Echoes: A semantically-aligned music deepfake detection dataset
New 110-hour dataset from ten AI music generators creates the hardest benchmark for detection models.
A research team from the University Politehnica of Bucharest, including Octavian Pascu, Dan Oneata, Horia Cucu, and Nicolas M. Muller, has launched Echoes, a groundbreaking dataset designed to train and benchmark AI music deepfake detectors under realistic conditions. The dataset comprises 3,577 tracks totaling 110 hours of audio, spanning genres like pop, rock, and electronic. Crucially, it includes content generated by ten different popular AI music generation systems. To force detectors to learn robust, transferable cues rather than superficial artifacts, the team constructed Echoes with semantic-level alignment. This means each AI-generated "spoof" track is conditioned directly on a real "bona fide" reference track's waveform or song descriptors, making the fake and real versions musically equivalent in content, not just in superficial noise patterns.

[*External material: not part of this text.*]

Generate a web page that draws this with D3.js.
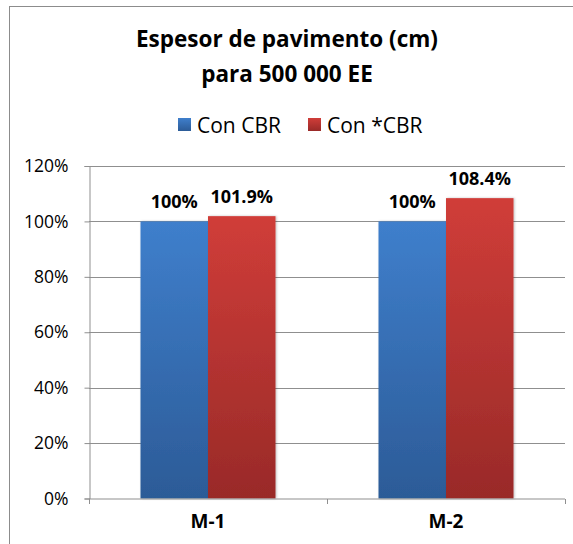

In cross-dataset evaluations using state-of-the-art Wav2Vec2 XLS-R 2B models, Echoes proved to be the hardest in-domain benchmark. The study found that detectors trained on existing, less challenging datasets transferred poorly to Echoes, often failing to generalize. Conversely, models trained on the semantically-aligned, provider-diverse Echoes dataset demonstrated the strongest generalization performance when tested on other datasets. This key finding suggests that diversity in AI music sources and forcing semantic alignment are critical for learning detection cues that remain effective as AI music generators evolve. The work underscores a major shift in the field: to build reliable deepfake detectors, the training data must mirror the complexity and quality of real-world forgeries.
- Contains 3,577 tracks (110 hours) from ten different AI music generation systems, ensuring provider diversity.
- Uses semantic alignment by conditioning fakes on real song waveforms/descriptors, preventing detectors from learning easy shortcuts.
- Proven the hardest benchmark; training on Echoes yields the strongest cross-dataset generalization for detection models.
Why It Matters
Provides a crucial, realistic benchmark to develop detectors that can keep pace with rapidly improving AI music generators, protecting artists and platforms.